## MATERIAL SHOWN
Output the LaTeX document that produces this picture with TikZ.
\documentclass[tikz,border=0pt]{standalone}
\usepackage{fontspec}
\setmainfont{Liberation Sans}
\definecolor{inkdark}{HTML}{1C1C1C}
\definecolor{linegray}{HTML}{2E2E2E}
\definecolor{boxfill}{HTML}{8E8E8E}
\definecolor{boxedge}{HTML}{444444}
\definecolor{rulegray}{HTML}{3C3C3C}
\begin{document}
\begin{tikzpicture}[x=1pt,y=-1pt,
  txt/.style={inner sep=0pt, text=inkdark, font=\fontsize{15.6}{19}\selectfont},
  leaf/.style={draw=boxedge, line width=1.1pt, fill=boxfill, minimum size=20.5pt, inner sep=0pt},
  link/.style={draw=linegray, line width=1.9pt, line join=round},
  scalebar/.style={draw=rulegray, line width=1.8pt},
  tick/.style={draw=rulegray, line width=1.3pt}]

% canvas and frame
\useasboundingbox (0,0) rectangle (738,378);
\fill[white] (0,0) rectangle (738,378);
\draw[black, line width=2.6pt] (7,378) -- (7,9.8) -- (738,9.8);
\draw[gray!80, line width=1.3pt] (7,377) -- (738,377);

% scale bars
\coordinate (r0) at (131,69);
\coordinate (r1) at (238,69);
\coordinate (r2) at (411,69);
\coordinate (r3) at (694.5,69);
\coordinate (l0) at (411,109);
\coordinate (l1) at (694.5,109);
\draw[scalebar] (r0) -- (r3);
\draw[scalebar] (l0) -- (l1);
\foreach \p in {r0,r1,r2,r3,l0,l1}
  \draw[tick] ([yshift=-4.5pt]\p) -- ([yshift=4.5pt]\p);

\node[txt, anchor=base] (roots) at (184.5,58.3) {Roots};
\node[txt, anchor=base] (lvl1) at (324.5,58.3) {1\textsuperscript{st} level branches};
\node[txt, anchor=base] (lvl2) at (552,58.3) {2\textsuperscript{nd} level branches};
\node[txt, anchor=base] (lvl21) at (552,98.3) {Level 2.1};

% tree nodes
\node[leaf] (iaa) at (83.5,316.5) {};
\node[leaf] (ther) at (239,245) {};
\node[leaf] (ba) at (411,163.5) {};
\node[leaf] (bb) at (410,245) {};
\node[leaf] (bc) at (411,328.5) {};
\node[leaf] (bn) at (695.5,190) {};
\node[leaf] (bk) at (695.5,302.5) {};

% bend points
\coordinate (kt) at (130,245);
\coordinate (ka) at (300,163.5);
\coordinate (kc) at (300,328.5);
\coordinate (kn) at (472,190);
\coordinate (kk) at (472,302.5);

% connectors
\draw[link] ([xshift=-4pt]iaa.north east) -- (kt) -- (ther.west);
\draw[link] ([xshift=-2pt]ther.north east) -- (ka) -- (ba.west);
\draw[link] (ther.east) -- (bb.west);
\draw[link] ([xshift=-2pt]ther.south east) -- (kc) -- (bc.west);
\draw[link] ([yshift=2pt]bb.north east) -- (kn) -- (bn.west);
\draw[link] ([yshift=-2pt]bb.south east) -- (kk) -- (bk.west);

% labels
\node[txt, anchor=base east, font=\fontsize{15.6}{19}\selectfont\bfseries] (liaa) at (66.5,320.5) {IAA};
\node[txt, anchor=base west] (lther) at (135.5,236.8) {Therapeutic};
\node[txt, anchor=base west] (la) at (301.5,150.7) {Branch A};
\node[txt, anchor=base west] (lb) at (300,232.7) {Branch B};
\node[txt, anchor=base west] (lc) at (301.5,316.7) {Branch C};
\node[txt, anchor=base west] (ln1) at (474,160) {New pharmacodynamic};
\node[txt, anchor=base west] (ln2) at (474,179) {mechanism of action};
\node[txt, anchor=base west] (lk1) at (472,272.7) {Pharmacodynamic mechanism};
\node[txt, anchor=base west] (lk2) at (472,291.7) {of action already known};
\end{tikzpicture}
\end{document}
...
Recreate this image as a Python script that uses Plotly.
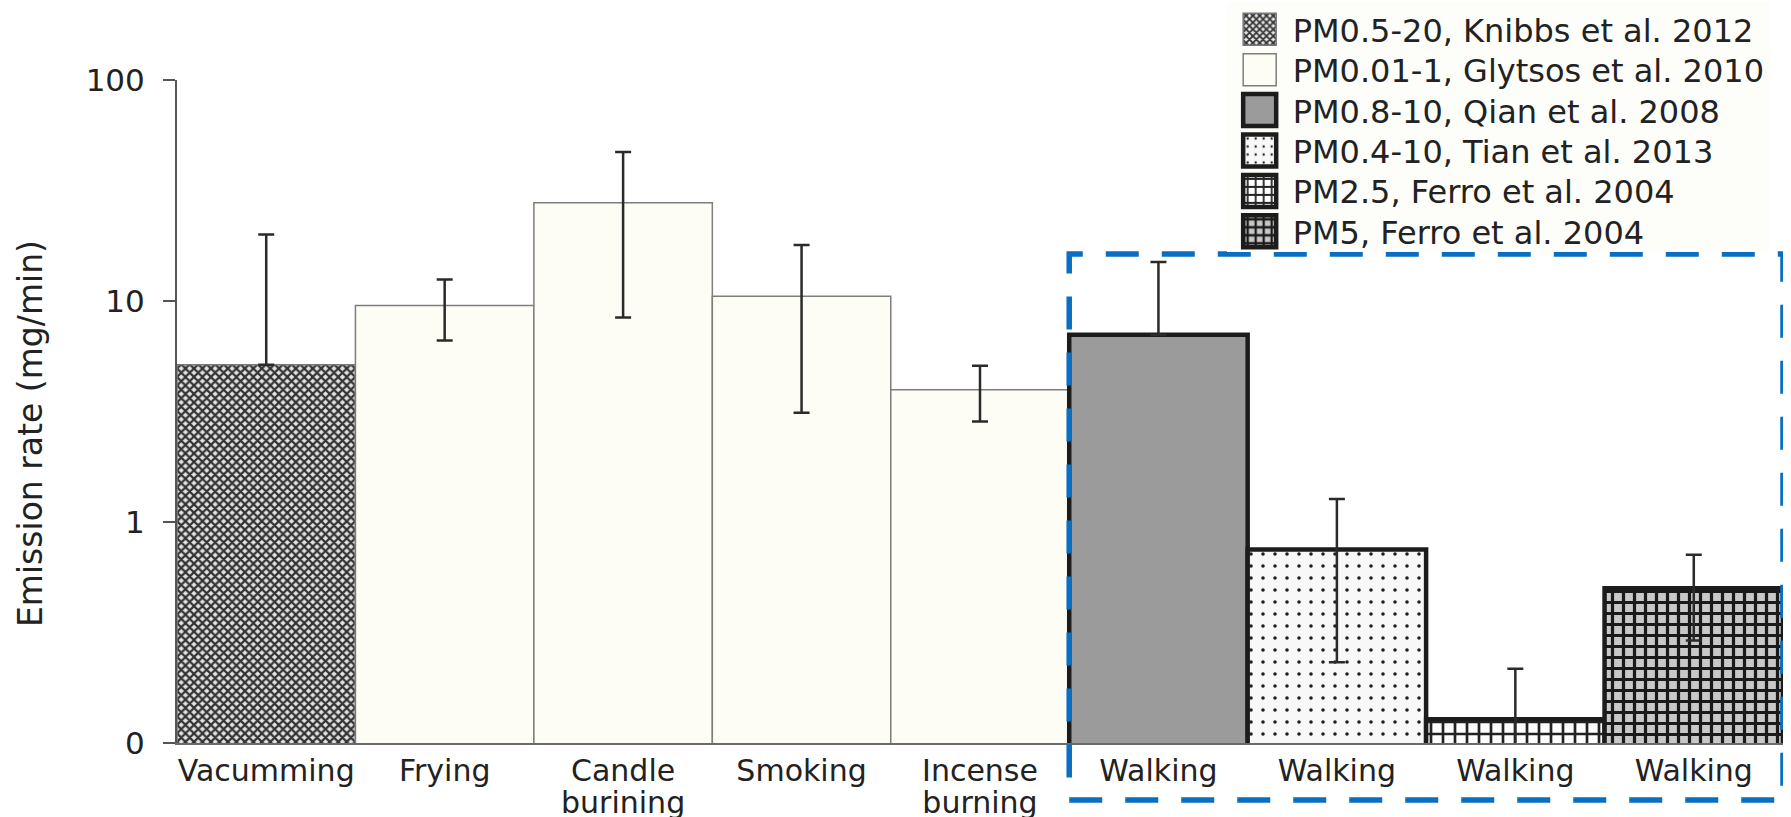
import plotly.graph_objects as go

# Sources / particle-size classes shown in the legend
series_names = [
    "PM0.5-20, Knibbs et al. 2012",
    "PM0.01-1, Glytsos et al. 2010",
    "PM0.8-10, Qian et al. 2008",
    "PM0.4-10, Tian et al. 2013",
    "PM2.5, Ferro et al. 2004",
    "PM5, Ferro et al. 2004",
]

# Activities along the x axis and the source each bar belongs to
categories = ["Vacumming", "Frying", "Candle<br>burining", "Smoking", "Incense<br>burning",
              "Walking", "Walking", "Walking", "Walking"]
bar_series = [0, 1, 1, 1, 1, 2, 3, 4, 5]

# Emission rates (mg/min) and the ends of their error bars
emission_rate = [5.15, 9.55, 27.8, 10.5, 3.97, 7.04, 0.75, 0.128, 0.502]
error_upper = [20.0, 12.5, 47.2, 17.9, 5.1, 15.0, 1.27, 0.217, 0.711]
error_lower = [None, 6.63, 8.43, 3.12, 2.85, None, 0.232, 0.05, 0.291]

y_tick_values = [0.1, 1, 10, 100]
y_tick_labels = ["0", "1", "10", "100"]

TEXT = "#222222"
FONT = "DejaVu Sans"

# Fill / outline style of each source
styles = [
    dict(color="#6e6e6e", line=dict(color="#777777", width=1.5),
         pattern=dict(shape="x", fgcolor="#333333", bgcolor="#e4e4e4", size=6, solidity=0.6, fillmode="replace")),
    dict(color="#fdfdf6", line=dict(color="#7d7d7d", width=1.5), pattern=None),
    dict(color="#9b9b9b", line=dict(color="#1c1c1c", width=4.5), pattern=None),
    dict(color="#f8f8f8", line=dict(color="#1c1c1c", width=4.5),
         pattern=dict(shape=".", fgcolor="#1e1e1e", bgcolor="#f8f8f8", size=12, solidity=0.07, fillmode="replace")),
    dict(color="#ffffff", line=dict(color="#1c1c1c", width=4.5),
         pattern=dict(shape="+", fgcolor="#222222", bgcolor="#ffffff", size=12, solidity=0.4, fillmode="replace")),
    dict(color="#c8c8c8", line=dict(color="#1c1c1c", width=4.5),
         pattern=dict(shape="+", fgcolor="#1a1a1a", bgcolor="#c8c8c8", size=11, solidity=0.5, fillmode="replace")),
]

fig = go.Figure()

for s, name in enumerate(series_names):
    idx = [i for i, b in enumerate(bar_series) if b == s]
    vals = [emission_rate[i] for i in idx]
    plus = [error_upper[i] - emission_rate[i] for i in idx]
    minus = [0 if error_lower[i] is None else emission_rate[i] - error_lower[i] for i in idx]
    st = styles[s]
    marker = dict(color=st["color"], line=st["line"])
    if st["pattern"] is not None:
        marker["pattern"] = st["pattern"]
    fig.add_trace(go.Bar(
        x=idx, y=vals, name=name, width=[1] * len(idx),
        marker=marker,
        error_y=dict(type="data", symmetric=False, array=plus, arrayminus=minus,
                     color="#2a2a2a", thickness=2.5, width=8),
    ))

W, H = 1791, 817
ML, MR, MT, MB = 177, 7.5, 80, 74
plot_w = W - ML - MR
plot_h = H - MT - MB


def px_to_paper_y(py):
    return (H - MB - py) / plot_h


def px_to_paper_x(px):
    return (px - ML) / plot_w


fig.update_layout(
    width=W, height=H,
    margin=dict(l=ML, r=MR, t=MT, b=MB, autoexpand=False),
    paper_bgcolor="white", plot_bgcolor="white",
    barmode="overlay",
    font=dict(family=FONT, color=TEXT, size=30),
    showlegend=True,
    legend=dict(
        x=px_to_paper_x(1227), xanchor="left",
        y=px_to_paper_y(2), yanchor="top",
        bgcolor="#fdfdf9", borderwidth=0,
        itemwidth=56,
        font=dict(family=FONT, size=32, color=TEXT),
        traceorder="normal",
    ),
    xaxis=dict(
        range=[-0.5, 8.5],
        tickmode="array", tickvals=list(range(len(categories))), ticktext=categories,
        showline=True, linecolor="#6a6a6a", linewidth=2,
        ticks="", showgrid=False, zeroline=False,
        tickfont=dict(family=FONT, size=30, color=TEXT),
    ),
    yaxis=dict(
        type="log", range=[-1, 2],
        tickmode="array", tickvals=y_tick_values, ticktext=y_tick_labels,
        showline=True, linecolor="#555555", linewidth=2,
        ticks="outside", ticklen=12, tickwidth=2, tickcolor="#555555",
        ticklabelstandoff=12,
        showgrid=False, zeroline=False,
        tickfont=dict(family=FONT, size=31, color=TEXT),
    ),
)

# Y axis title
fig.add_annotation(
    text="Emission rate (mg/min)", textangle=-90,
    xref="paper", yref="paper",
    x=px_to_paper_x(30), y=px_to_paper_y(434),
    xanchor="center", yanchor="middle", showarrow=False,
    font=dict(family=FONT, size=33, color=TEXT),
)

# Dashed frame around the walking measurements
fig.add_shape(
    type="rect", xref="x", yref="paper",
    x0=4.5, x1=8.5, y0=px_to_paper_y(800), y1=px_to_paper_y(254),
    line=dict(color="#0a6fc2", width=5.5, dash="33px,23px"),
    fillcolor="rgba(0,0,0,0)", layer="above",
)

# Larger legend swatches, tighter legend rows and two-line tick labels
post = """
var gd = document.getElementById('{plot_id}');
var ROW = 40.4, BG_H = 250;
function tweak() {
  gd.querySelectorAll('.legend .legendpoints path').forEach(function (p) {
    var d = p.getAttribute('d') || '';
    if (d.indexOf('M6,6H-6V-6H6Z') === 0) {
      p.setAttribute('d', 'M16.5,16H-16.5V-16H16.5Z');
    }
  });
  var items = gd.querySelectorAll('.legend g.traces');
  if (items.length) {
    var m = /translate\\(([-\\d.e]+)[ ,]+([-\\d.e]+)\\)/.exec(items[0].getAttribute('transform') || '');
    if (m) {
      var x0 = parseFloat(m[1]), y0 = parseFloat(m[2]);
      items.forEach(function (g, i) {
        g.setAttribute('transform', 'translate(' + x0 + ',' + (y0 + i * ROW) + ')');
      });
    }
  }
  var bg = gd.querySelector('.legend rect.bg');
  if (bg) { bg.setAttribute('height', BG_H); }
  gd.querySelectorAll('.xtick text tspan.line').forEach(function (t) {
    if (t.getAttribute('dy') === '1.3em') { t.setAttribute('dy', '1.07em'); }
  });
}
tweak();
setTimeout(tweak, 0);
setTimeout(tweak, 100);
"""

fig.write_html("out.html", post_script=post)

## CHALLENGE
Above are records; repeat only the lines from the line with "Recreate this image" through the line with "fig = go.Figure()", and leave pictures out.

## WRITTEN REPLY
Recreate this image as a Python script that uses Plotly.
import plotly.graph_objects as go

# Sources / particle-size classes shown in the legend
series_names = [
    "PM0.5-20, Knibbs et al. 2012",
    "PM0.01-1, Glytsos et al. 2010",
    "PM0.8-10, Qian et al. 2008",
    "PM0.4-10, Tian et al. 2013",
    "PM2.5, Ferro et al. 2004",
    "PM5, Ferro et al. 2004",
]

# Activities along the x axis and the source each bar belongs to
categories = ["Vacumming", "Frying", "Candle<br>burining", "Smoking", "Incense<br>burning",
              "Walking", "Walking", "Walking", "Walking"]
bar_series = [0, 1, 1, 1, 1, 2, 3, 4, 5]

# Emission rates (mg/min) and the ends of their error bars
emission_rate = [5.15, 9.55, 27.8, 10.5, 3.97, 7.04, 0.75, 0.128, 0.502]
error_upper = [20.0, 12.5, 47.2, 17.9, 5.1, 15.0, 1.27, 0.217, 0.711]
error_lower = [None, 6.63, 8.43, 3.12, 2.85, None, 0.232, 0.05, 0.291]

y_tick_values = [0.1, 1, 10, 100]
y_tick_labels = ["0", "1", "10", "100"]

TEXT = "#222222"
FONT = "DejaVu Sans"

# Fill / outline style of each source
styles = [
    dict(color="#6e6e6e", line=dict(color="#777777", width=1.5),
         pattern=dict(shape="x", fgcolor="#333333", bgcolor="#e4e4e4", size=6, solidity=0.6, fillmode="replace")),
    dict(color="#fdfdf6", line=dict(color="#7d7d7d", width=1.5), pattern=None),
    dict(color="#9b9b9b", line=dict(color="#1c1c1c", width=4.5), pattern=None),
    dict(color="#f8f8f8", line=dict(color="#1c1c1c", width=4.5),
         pattern=dict(shape=".", fgcolor="#1e1e1e", bgcolor="#f8f8f8", size=12, solidity=0.07, fillmode="replace")),
    dict(color="#ffffff", line=dict(color="#1c1c1c", width=4.5),
         pattern=dict(shape="+", fgcolor="#222222", bgcolor="#ffffff", size=12, solidity=0.4, fillmode="replace")),
    dict(color="#c8c8c8", line=dict(color="#1c1c1c", width=4.5),
         pattern=dict(shape="+", fgcolor="#1a1a1a", bgcolor="#c8c8c8", size=11, solidity=0.5, fillmode="replace")),
]

fig = go.Figure()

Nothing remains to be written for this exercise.